Peter Schiff: Everything Old Is New Again
Years ago, markets used to pay a lot of attention to the money supply and trade deficits. Now, these numbers barely get a passing mention. In his latest podcast, Peter Schiff said he thinks what is old will become new again and trade deficits and money printing will once again come front and center.
The dollar has been trending weaker over the last few weeks and bond prices have been falling, with bond yields increasing accordingly. Peter said this reveals the problems that are building in the economy.
The dollar is weakening and interest rates are rising. That is going to mean higher consumer prices. It’s going to mean higher borrowing costs.”
Meanwhile, the Federal Reserve is doing everything it can to hold interest rates down. Last month, it started repo operations to inject short-term liquidity into the overnight borrowing markets. Last week, the Fed increased those operations. The New York Fed started offering at least $120 billion in daily operations. That’s up from $75 billion. The amount offered for term repo operations – on Oct. 24 and Oct. 29 was increased to at least $45 billion, from $35 billion. The Fed’s balance sheet increased by another $2 billion, and Peter said he thinks it will show a much bigger increase this week.
He also pointed out that people used to really pay attention to the money supply.
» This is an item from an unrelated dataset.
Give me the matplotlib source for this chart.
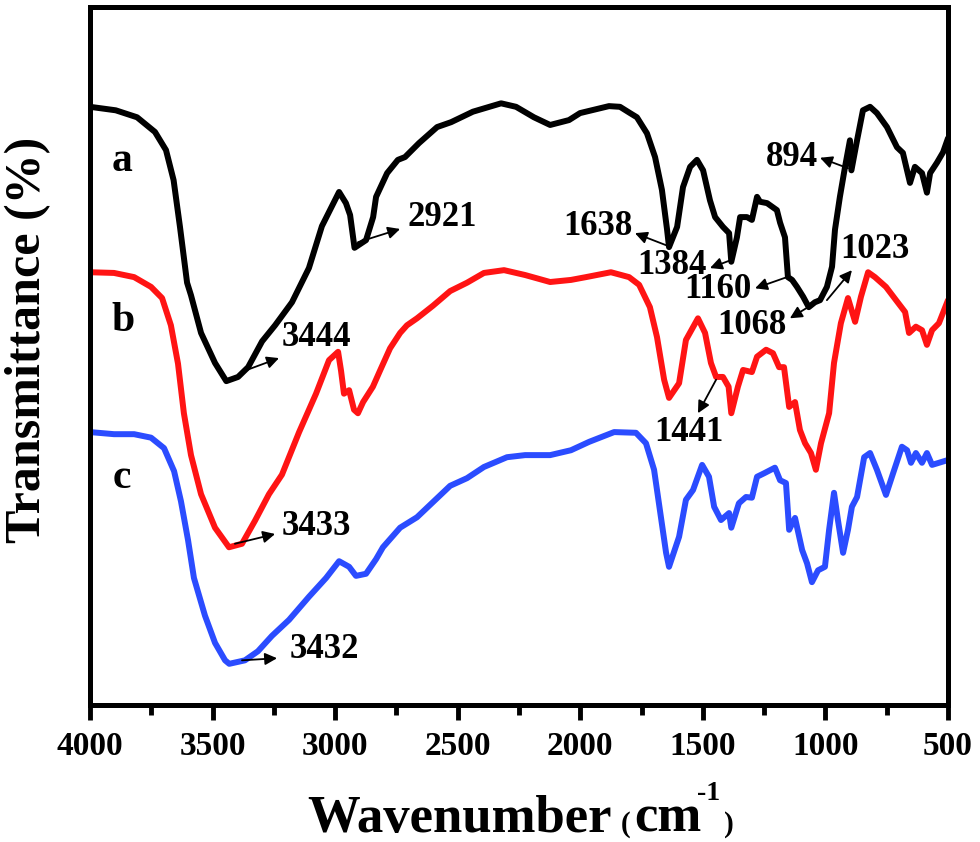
import matplotlib
matplotlib.use("Agg")
import matplotlib.pyplot as plt
from matplotlib.ticker import MultipleLocator

plt.rcParams['font.family'] = ['Liberation Serif', 'DejaVu Serif']
plt.rcParams['font.weight'] = 'bold'

# FTIR spectra (wavenumber cm-1, transmittance in arbitrary units)
a_wn = [4000, 3895, 3808, 3735, 3690, 3659, 3633, 3604, 3588, 3547, 3490, 3444, 3396, 3355, 3298,
        3245, 3176, 3107, 3054, 2984, 2956, 2939, 2921, 2874, 2845, 2833, 2788, 2744, 2715, 2658,
        2584, 2527, 2438, 2323, 2262, 2189, 2123, 2046, 2001, 1883, 1838, 1797, 1769, 1728, 1695,
        1667, 1646, 1638, 1605, 1581, 1552, 1524, 1499, 1471, 1450, 1418, 1393, 1384, 1361, 1348,
        1320, 1300, 1279, 1267, 1238, 1214, 1198, 1185, 1165, 1153, 1136, 1116, 1091, 1068, 1043,
        1022, 994, 973, 961, 941, 920, 900, 894, 871, 847, 818, 790, 749, 708, 684,
        655, 635, 606, 586, 573, 545, 520, 500]
a_T = [85.7, 85.2, 84.2, 82.1, 79.5, 75.2, 68.5, 60.5, 58.7, 53.3, 49.0, 46.4, 47.0, 48.4, 52.1,
       54.4, 57.7, 62.6, 68.6, 73.5, 71.9, 70.2, 65.5, 66.6, 69.9, 72.8, 76.2, 78.1, 78.5, 80.5,
       82.8, 83.5, 85.0, 86.2, 85.7, 84.2, 83.1, 83.8, 84.8, 85.8, 85.7, 84.8, 84.2, 81.9, 78.5,
       73.8, 68.1, 65.6, 68.5, 74.2, 77.1, 78.1, 76.6, 72.3, 69.9, 68.5, 67.6, 63.5, 67.0, 69.9,
       69.9, 69.5, 72.8, 72.1, 71.9, 71.3, 70.9, 69.1, 67.0, 61.3, 60.9, 59.9, 58.5, 57.0, 57.7,
       58.0, 59.9, 62.8, 68.1, 72.8, 77.1, 80.9, 76.6, 80.9, 85.2, 85.7, 84.8, 82.8, 79.9, 79.1,
       74.8, 77.1, 76.2, 73.4, 76.2, 77.7, 79.2, 81.2]

b_wn = [4000, 3902, 3820, 3751, 3706, 3670, 3641, 3617, 3588, 3547, 3490, 3433, 3380, 3327, 3270,
        3217, 3147, 3078, 3025, 2988, 2976, 2964, 2943, 2923, 2907, 2886, 2846, 2817, 2776, 2735,
        2707, 2666, 2601, 2531, 2462, 2393, 2311, 2225, 2123, 2038, 1977, 1875, 1801, 1760, 1716,
        1687, 1658, 1638, 1597, 1569, 1520, 1491, 1467, 1446, 1418, 1395, 1384, 1357, 1336, 1300,
        1279, 1242, 1214, 1189, 1169, 1148, 1124, 1104, 1083, 1059, 1039, 1018, 985, 965, 937,
        908, 879, 855, 826, 798, 753, 712, 675, 659, 631, 606, 586, 565, 537, 500]
b_T = [62.0, 61.9, 61.3, 59.9, 58.3, 54.4, 48.9, 41.8, 35.8, 30.2, 25.4, 22.6, 23.1, 26.4, 30.2,
       33.0, 39.1, 44.6, 49.4, 50.6, 47.9, 44.6, 45.1, 42.3, 41.8, 43.4, 45.6, 47.9, 51.1, 53.3,
       54.4, 55.4, 57.2, 59.3, 60.5, 61.9, 62.3, 61.6, 60.6, 60.9, 61.3, 62.0, 61.3, 60.2, 57.0,
       52.7, 46.6, 44.0, 46.1, 52.3, 55.4, 53.3, 49.0, 47.0, 47.0, 45.6, 41.8, 45.6, 48.0, 47.7,
       49.9, 50.9, 50.4, 48.4, 48.4, 42.7, 43.4, 39.4, 37.5, 36.1, 33.7, 37.5, 41.8, 49.0, 54.7,
       58.3, 54.9, 58.5, 62.0, 61.3, 59.9, 58.0, 56.3, 53.3, 54.2, 53.7, 51.6, 53.7, 54.7, 58.0]

c_wn = [4000, 3902, 3820, 3751, 3698, 3657, 3629, 3600, 3576, 3531, 3490, 3449, 3432, 3368, 3315,
        3258, 3188, 3107, 3037, 2984, 2943, 2915, 2874, 2833, 2805, 2735, 2666, 2597, 2531, 2462,
        2393, 2299, 2225, 2123, 2038, 1964, 1862, 1773, 1732, 1699, 1671, 1650, 1638, 1597, 1569,
        1540, 1503, 1475, 1454, 1426, 1393, 1384, 1353, 1324, 1300, 1279, 1250, 1206, 1185, 1161,
        1148, 1124, 1095, 1075, 1055, 1030, 1002, 985, 965, 949, 928, 908, 892, 871, 842,
        818, 790, 753, 724, 688, 667, 651, 631, 606, 586, 565, 537, 500]
c_T = [39.1, 38.8, 38.8, 38.3, 36.8, 33.5, 29.2, 23.6, 18.2, 12.8, 8.9, 6.4, 5.9, 6.4, 7.7,
       9.9, 12.2, 15.5, 18.2, 20.6, 19.8, 18.5, 18.8, 20.9, 22.6, 25.4, 26.9, 29.2, 31.4, 32.5,
       34.1, 35.5, 35.8, 35.8, 36.5, 37.7, 39.1, 39.0, 37.5, 33.7, 26.9, 21.8, 19.8, 24.1, 29.4,
       30.8, 34.4, 32.7, 28.4, 26.5, 27.5, 25.4, 28.9, 29.8, 29.7, 32.7, 33.2, 34.0, 32.2, 31.8,
       25.1, 26.8, 22.2, 20.3, 17.6, 19.3, 19.8, 25.1, 30.4, 26.5, 21.8, 25.1, 28.4, 29.8, 35.5,
       36.1, 33.7, 30.1, 33.2, 37.0, 36.5, 34.7, 36.1, 34.7, 36.1, 34.4, 34.7, 35.1]

curve_names = ['a', 'b', 'c']
curve_colors = ['#000000', '#ff1414', '#2b4cff']
name_pos = [(3869, 78.0), (3865, 55.0), (3869, 32.5)]

# peak labels: text, text position, arrow tail (on curve), arrow head
peak_labels = [
    ('3444', (3078, 52.7), (3368, 47.9), (3229, 49.7)),
    ('2921', (2564, 69.9), (2907, 66.3), (2735, 68.2)),
    ('3433', (3078, 25.6), (3409, 23.1), (3245, 24.5)),
    ('3432', (3045, 8.0), (3380, 6.4), (3237, 6.7)),
    ('1638', (1928, 68.5), (1630, 65.6), (1777, 67.6)),
    ('1384', (1626, 63.0), (1381, 63.8), (1471, 62.6)),
    ('1160', (1438, 59.5), (1157, 61.3), (1287, 59.7)),
    ('1068', (1300, 54.4), (1071, 57.0), (1145, 55.4)),
    ('1023', (798, 65.2), (994, 58.0), (892, 62.3)),
    ('894', (1136, 78.5), (908, 76.9), (1022, 78.4)),
    ('1441', (1557, 39.0), (1446, 46.6), (1520, 41.8)),
]

fig = plt.figure(figsize=(9.8, 8.42), dpi=100)
ax = fig.add_axes([90 / 980, 1 - 705 / 842, 858 / 980, 698 / 842])

for wn, t, col in zip([a_wn, b_wn, c_wn], [a_T, b_T, c_T], curve_colors):
    ax.plot(wn, t, color=col, lw=4.3, solid_joinstyle='round', solid_capstyle='round')

for name, (x, y) in zip(curve_names, name_pos):
    ax.text(x, y, name, fontsize=30, fontweight='bold', ha='center', va='center')

for lab, txt_xy, tail, head in peak_labels:
    ax.text(txt_xy[0], txt_xy[1], lab, fontsize=25, fontweight='bold', ha='center', va='center')
    ax.annotate('', xy=head, xytext=tail,
                arrowprops=dict(arrowstyle='-|>', color='black', lw=1.3,
                                mutation_scale=18, shrinkA=0, shrinkB=0))

ax.set_xlim(4000, 500)
ax.set_ylim(0, 100)
ax.xaxis.set_major_locator(MultipleLocator(500))
ax.xaxis.set_minor_locator(MultipleLocator(250))
ax.set_yticks([])
ax.tick_params(axis='x', which='major', direction='out', length=11, width=3.5,
               labelsize=24, pad=8)
ax.tick_params(axis='x', which='minor', direction='out', length=7, width=3.5)
for lbl in ax.get_xticklabels():
    lbl.set_fontweight('bold')
for sp in ax.spines.values():
    sp.set_linewidth(3.6)

# axis titles
fig.text(28 / 980, 1 - 340 / 842, 'Transmittance (%)', rotation=90, fontsize=36,
         fontweight='bold', ha='center', va='center')
fig.text(459 / 980, 1 - 832 / 842, 'Wavenumber', fontsize=38, fontweight='bold',
         ha='center', va='baseline')
fig.text(621 / 980, 1 - 832 / 842, '(', fontsize=21, fontweight='bold', ha='left', va='baseline')
fig.text(634 / 980, 1 - 832 / 842, 'cm', fontsize=38, fontweight='bold', ha='left', va='baseline')
fig.text(697 / 980, 1 - 800 / 842, '-1', fontsize=20, fontweight='bold', ha='left', va='baseline')
fig.text(724 / 980, 1 - 832 / 842, ')', fontsize=21, fontweight='bold', ha='left', va='baseline')

fig.savefig('out.png', dpi=100)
Back in the 1970s, that was a number everybody waited for.
People actually cared about how much money the Fed was creating, until I guess, they created so much, people stopped caring.”
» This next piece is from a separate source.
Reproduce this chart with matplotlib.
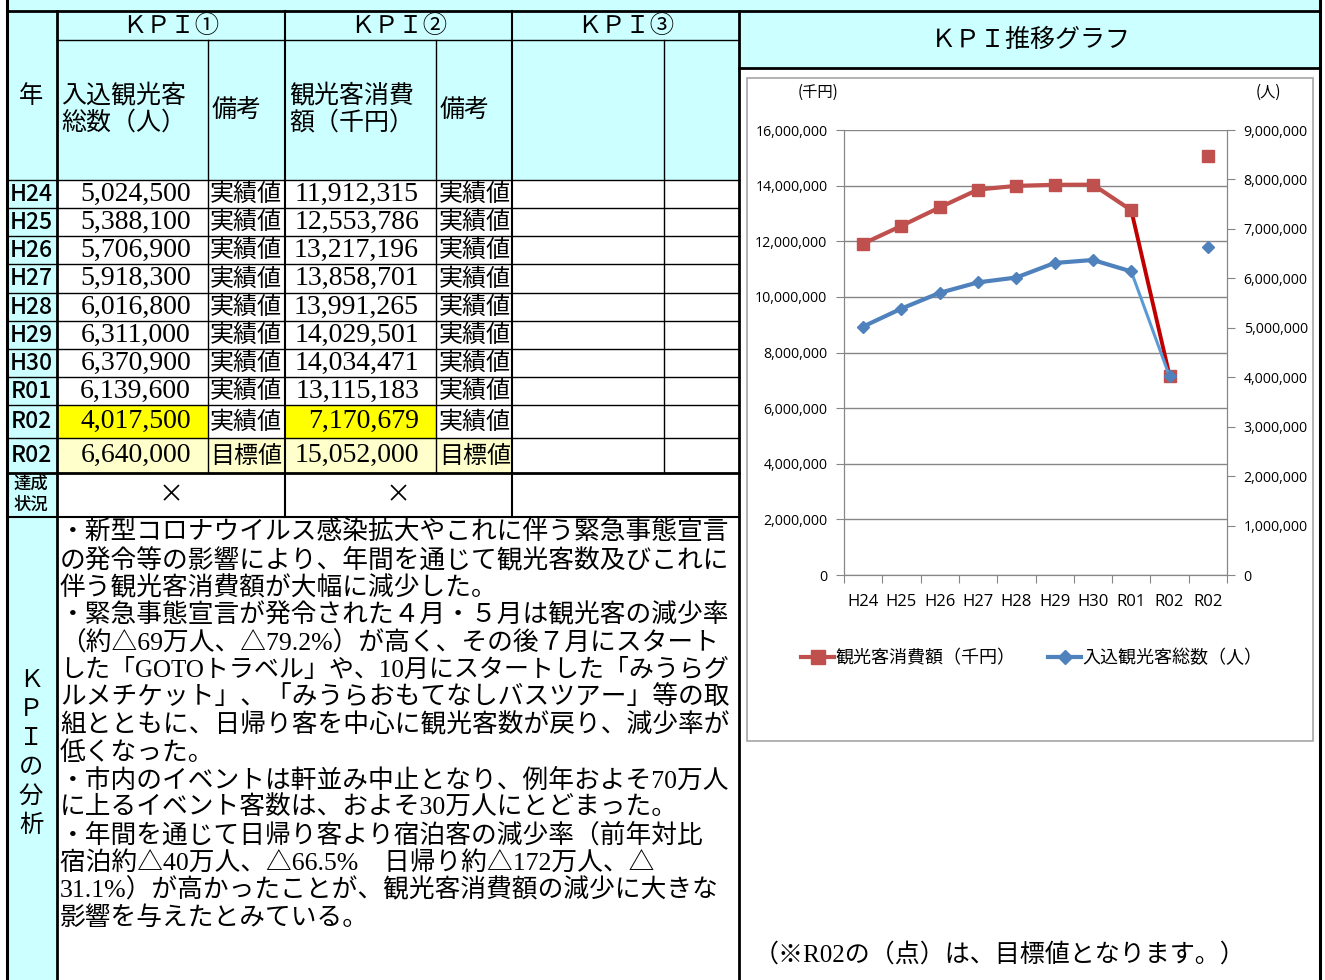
import numpy as np
import matplotlib.pyplot as plt
from matplotlib.patches import Rectangle
from matplotlib.lines import Line2D
from matplotlib.ticker import FuncFormatter

plt.rcParams['font.family'] = ['Noto Sans CJK JP', 'DejaVu Sans']
SERIF = ['Liberation Serif', 'Noto Sans CJK JP', 'DejaVu Sans']

# ---- data ----
years = ['H24', 'H25', 'H26', 'H27', 'H28', 'H29', 'H30', 'R01', 'R02', 'R02']
visitors = [5024500, 5388100, 5706900, 5918300, 6016800, 6311000, 6370900, 6139600, 4017500, 6640000]
spending = [11912315, 12553786, 13217196, 13858701, 13991265, 14029501, 14034471, 13115183, 7170679, 15052000]
notes = ['実績値'] * 9 + ['目標値']
status = ['×', '×']
kpi_heads = ['ＫＰＩ①', 'ＫＰＩ②', 'ＫＰＩ③']
analysis = [
    '・新型コロナウイルス感染拡大やこれに伴う緊急事態宣言',
    'の発令等の影響により、年間を通じて観光客数及びこれに',
    '伴う観光客消費額が大幅に減少した。',
    '・緊急事態宣言が発令された４月・５月は観光客の減少率',
    '（約△69万人、△79.2%）が高く、その後７月にスタート',
    'した「GOTOトラベル」や、10月にスタートした「みうらグ',
    'ルメチケット」、「みうらおもてなしバスツアー」等の取',
    '組とともに、日帰り客を中心に観光客数が戻り、減少率が',
    '低くなった。',
    '・市内のイベントは軒並み中止となり、例年およそ70万人',
    'に上るイベント客数は、およそ30万人にとどまった。',
    '・年間を通じて日帰り客より宿泊客の減少率（前年対比',
    '宿泊約△40万人、△66.5%　日帰り約△172万人、△',
    '31.1%）が高かったことが、観光客消費額の減少に大きな',
    '影響を与えたとみている。',
]

W, H = 1325, 980
CYAN = '#CCFFFF'
cols = [7, 57, 208, 285, 436, 512, 664, 739]
row_y = [180, 208, 236, 264, 293, 321, 349, 377, 405, 438, 473]

fig = plt.figure(figsize=(W / 100, H / 100), dpi=100)
base = fig.add_axes([0, 0, 1, 1])
base.set_xlim(0, W)
base.set_ylim(H, 0)
base.axis('off')


def box(x0, y0, x1, y1, fc):
    base.add_patch(Rectangle((x0, y0), x1 - x0, y1 - y0, facecolor=fc, edgecolor='none', zorder=0))


def hline(y, x0, x1, lw=1.0):
    base.plot([x0, x1], [y, y], color='black', lw=lw, zorder=3)


def vline(x, y0, y1, lw=1.0):
    base.plot([x, x], [y0, y1], color='black', lw=lw, zorder=3)


# fills
box(7, 0, 1320, 11, CYAN)
box(7, 11, 739, 180, CYAN)
box(739, 11, 1320, 68, CYAN)
box(7, 180, 57, 980, CYAN)
box(57, row_y[8], 208, row_y[9], '#FFFF00')
box(285, row_y[8], 436, row_y[9], '#FFFF00')
box(57, row_y[9], 512, row_y[10], '#FFFFCC')

# grid lines of table
hline(11, 7, 1320, 2)
vline(7, 0, 980, 2.2)
vline(1320, 0, 980, 2.2)
vline(57, 11, 980, 2)
vline(739, 11, 980, 2)
hline(40, 57, 739, 1)
for x in (208, 436, 664):
    vline(x, 40, row_y[-1], 1)
for x in (285, 512):
    vline(x, 11, 517, 1.5)
for y in row_y[:-1]:
    hline(y, 7, 739, 1)
hline(row_y[-1], 7, 739, 2)
hline(517, 7, 739, 1.5)
hline(68, 739, 1320, 2)

# header texts
for i, t in enumerate(kpi_heads):
    base.text((cols[1 + 2 * i] + cols[3 + 2 * i]) / 2, 26, t, fontsize=17.5, ha='center', va='center')
base.text(31, 96, '年', fontsize=17.5, ha='center', va='center')
base.text(61, 96, '入込観光客', fontsize=18, ha='left', va='center')
base.text(61, 123, '総数（人）', fontsize=18, ha='left', va='center')
base.text(212, 110, '備考', fontsize=18, ha='left', va='center')
base.text(289, 96, '観光客消費', fontsize=18, ha='left', va='center')
base.text(289, 123, '額（千円）', fontsize=18, ha='left', va='center')
base.text(440, 110, '備考', fontsize=18, ha='left', va='center')

# data rows
for i in range(len(years)):
    yc = (row_y[i] + row_y[i + 1]) / 2
    base.text(31, yc, years[i], fontsize=16.5, ha='center', va='center', fontweight='medium')
    base.text(191, yc, f'{visitors[i]:,}', fontsize=20, family=SERIF, ha='right', va='center')
    base.text(210, yc, notes[i], fontsize=17.3, ha='left', va='center')
    base.text(419, yc, f'{spending[i]:,}', fontsize=20, family=SERIF, ha='right', va='center')
    base.text(439, yc, notes[i], fontsize=17.3, ha='left', va='center')

# achievement row
base.text(31, 484, '達成', fontsize=12.5, ha='center', va='center', fontweight='medium')
base.text(31, 505, '状況', fontsize=12.5, ha='center', va='center', fontweight='medium')
base.text(171, 495, status[0], fontsize=18, ha='center', va='center')
base.text(398, 495, status[1], fontsize=18, ha='center', va='center')

# analysis row
for j, ch in enumerate(['Ｋ', 'Ｐ', 'Ｉ', 'の', '分', '析']):
    base.text(31, 680 + j * 29, ch, fontsize=17.5, ha='center', va='center')
renderer = fig.canvas.get_renderer()
for j, line in enumerate(analysis):
    t = base.text(60, 533 + j * 27.5, line, fontsize=18.5, family=SERIF, ha='left', va='center')
    # shrink lines that would run past the cell border
    w = t.get_window_extent(renderer).x1
    if w > 732:
        t.set_fontsize(18.5 * (732 - 60) / (w - 60))

# right panel
base.text(1031, 40, 'ＫＰＩ推移グラフ', fontsize=18, ha='center', va='center')
base.add_patch(Rectangle((747, 78), 1313 - 747, 741 - 78, facecolor='none',
                         edgecolor='#A6A6A6', lw=1.2, zorder=2))
base.text(754, 955, '（※R02の（点）は、目標値となります。）', fontsize=18, family=SERIF,
          ha='left', va='center')
base.text(818, 92, '(千円)', fontsize=11, ha='center', va='center')
base.text(1268, 92, '(人)', fontsize=11, ha='center', va='center')

# ---- chart ----
GRAY = '#868686'
TICKFONT = ['Open Sans', 'Noto Sans']
ax = fig.add_axes([844 / W, 1 - 575 / H, (1227 - 844) / W, (575 - 130) / H])
ax.set_xlim(0, 10)
ax.set_ylim(0, 16000000)
ax.set_yticks(np.arange(0, 16000001, 2000000))
ax.yaxis.set_major_formatter(FuncFormatter(lambda v, p: f'{int(v):,}'))
ax.grid(axis='y', color=GRAY, lw=1)
ax.set_axisbelow(True)
ax.set_xticks(np.arange(0, 11))
ax.set_xticklabels([])
ax.set_xticks(np.arange(10) + 0.5, minor=True)
ax.set_xticklabels(years, minor=True, fontsize=12, family=TICKFONT)
ax.tick_params(axis='x', which='minor', length=0, pad=14)
ax.tick_params(axis='x', which='major', length=6, color=GRAY)
ax.tick_params(axis='y', length=6, color=GRAY, labelsize=10.2, pad=6)
for lab in ax.get_yticklabels():
    lab.set_family(TICKFONT)
for s in ax.spines.values():
    s.set_color(GRAY)
ax.spines['top'].set_visible(False)

ax2 = ax.twinx()
ax2.set_ylim(0, 9000000)
ax2.set_yticks(np.arange(0, 9000001, 1000000))
ax2.yaxis.set_major_formatter(FuncFormatter(lambda v, p: f'{int(v):,}'))
ax2.tick_params(axis='y', length=6, color=GRAY, labelsize=10.2, pad=6)
for lab in ax2.get_yticklabels():
    lab.set_family(TICKFONT)
for s in ax2.spines.values():
    s.set_color(GRAY)
ax2.spines['top'].set_visible(False)

xs = np.arange(10) + 0.5
RED, DRED = '#C0504D', '#C00000'
BLUE, LBLUE = '#4F81BD', '#5B9BD5'

ax.plot(xs[7:9], spending[7:9], color=DRED, lw=2.8, zorder=3)
ax.plot(xs[:8], spending[:8], color=RED, lw=3, marker='s', ms=9, zorder=4)
ax.plot(xs[8], spending[8], color=RED, marker='s', ms=9, zorder=4)
ax.plot(xs[9], spending[9], color=RED, marker='s', ms=8, zorder=4)

ax2.plot(xs[7:9], visitors[7:9], color=LBLUE, lw=2.2, zorder=3)
ax2.plot(xs[:8], visitors[:8], color=BLUE, lw=3, marker='D', ms=6.5, zorder=4)
ax2.plot(xs[8], visitors[8], color=BLUE, marker='D', ms=6.5, zorder=4)
ax2.plot(xs[9], visitors[9], color=BLUE, marker='D', ms=6.5, zorder=4)

handles = [Line2D([], [], color=RED, lw=3, marker='s', ms=10),
           Line2D([], [], color=BLUE, lw=3, marker='D', ms=7)]
fig.legend(handles, ['観光客消費額（千円）', '入込観光客総数（人）'], loc='center',
           bbox_to_anchor=(1032 / W, 1 - 658 / H), ncol=2, frameon=False,
           fontsize=13, handlelength=1.8, handletextpad=0.1, columnspacing=1.8)

fig.savefig('out.png', dpi=100)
Then in the 1980s, people started fixating on the monthly trade deficit number. In fact, part of the reason for the 1987 stock market crash was the big trade deficit.
At some point, I guess the trade deficits become so big that people stopped worrying about them, because it was like, wait a minute, we have these huge deficits. We were worried about the deficits. They’re now bigger than ever, and so people stopped worrying.”
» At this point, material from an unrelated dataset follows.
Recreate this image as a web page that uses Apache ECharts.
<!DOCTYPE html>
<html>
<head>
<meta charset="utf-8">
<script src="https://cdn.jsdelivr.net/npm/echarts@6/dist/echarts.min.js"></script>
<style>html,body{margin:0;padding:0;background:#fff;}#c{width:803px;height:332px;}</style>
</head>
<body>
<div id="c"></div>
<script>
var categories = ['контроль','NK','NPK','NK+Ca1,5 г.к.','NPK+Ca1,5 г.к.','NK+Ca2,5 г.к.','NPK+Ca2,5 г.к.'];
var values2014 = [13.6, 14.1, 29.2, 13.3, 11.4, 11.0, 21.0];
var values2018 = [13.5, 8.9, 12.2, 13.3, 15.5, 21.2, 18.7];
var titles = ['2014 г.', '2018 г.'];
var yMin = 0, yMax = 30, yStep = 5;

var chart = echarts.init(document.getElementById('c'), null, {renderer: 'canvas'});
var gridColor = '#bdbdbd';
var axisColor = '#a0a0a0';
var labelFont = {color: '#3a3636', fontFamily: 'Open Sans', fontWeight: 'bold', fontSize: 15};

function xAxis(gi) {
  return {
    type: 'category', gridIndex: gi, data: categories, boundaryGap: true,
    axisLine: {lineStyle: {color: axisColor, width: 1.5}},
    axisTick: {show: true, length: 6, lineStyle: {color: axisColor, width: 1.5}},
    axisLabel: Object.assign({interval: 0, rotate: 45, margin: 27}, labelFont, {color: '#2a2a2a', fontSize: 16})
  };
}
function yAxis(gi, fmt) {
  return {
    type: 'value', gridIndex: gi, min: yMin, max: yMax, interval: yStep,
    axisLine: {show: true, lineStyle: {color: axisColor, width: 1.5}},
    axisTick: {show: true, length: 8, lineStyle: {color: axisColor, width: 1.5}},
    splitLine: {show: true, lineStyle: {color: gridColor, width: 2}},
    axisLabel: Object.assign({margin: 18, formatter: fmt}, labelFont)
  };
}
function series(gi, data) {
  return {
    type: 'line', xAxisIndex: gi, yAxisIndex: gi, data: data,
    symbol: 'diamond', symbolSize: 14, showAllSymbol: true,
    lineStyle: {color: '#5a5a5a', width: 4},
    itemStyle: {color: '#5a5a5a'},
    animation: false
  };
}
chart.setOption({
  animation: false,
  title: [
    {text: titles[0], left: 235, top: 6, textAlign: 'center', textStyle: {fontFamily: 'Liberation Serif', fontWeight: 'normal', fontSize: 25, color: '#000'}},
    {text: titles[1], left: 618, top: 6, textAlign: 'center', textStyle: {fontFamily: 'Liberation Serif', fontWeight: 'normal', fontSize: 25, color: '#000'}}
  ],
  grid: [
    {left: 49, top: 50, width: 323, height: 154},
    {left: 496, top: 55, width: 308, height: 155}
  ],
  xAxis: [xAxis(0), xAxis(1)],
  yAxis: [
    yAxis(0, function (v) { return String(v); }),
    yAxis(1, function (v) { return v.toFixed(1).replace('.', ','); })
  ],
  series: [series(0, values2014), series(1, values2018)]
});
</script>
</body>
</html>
And the then numbers they started looking at were the jobs numbers.
I suppose nobody cared how much money we were printing or how big our trade deficits were as long as we were creating jobs. And of course, eventually, nobody even cared if the jobs were real, if the government made them up, or if they were low-paying or part-time. As long as we could keep printing a number that was somewhere around 200,000, everything was good and the stock market could keep going up, and nobody cared about the money supply and nobody cared about the trade deficits.”
But Peter said everything old is new again.
And I have a feeling that both the money supply and trade deficits are going to become big factors again and big numbers as this ‘not QE’ that the Fed is now doing gets bigger and bigger and bigger as the Fed is trying to keep the air from coming out of this bubble long enough to reelect Donald Trump … That’s generally what the Federal Reserve always tries to do. They try to kick the can down the road long enough to reelect whoever’s in office.”
Trump came out with another tweet last week bashing the Fed and calling it derelict in its duties for not getting interest rates low enough. Peter said Trump is right about one thing.
The Fed is derelict in their duties, but for the opposite reason that he cites. Where the Fed has been derelict is in keeping interest rates too low. They’ve been providing too much of this so-called stimulus to the economy. That’s where they’ve been derelict. They have not been the provider of sound money. They have not provided the fiscal discipline that we want an independent central bank to provide. The whole idea of the independence of the central bank is to prevent the central bank from working with the government to expand the size of government and to expand debt. But that’s what they’ve been doing. And that’s what Donald Trump wants the Fed to do.”
The president has run up massive deficits and he wants the Fed to work with him to monetize the debt and delay the pain that would normally come with this kind of fiscal profligacy.
What you want the Fed to di us not to numb the pain but make sure the pain is felt so that the voters know that there’s pain and so there’s political pressure on the government to act responsibly, to stop borrowing, to cut government spending. But Donald Trump doesn’t want that. He just wants to get reelected. He wants to be Santa Clause and make sure everybody gets what they want, and so he wants the Fed to cooperate.”
Peter said the Fed will continue to work with the president “hand in glove” to continue marching the country on the road to bankruptcy.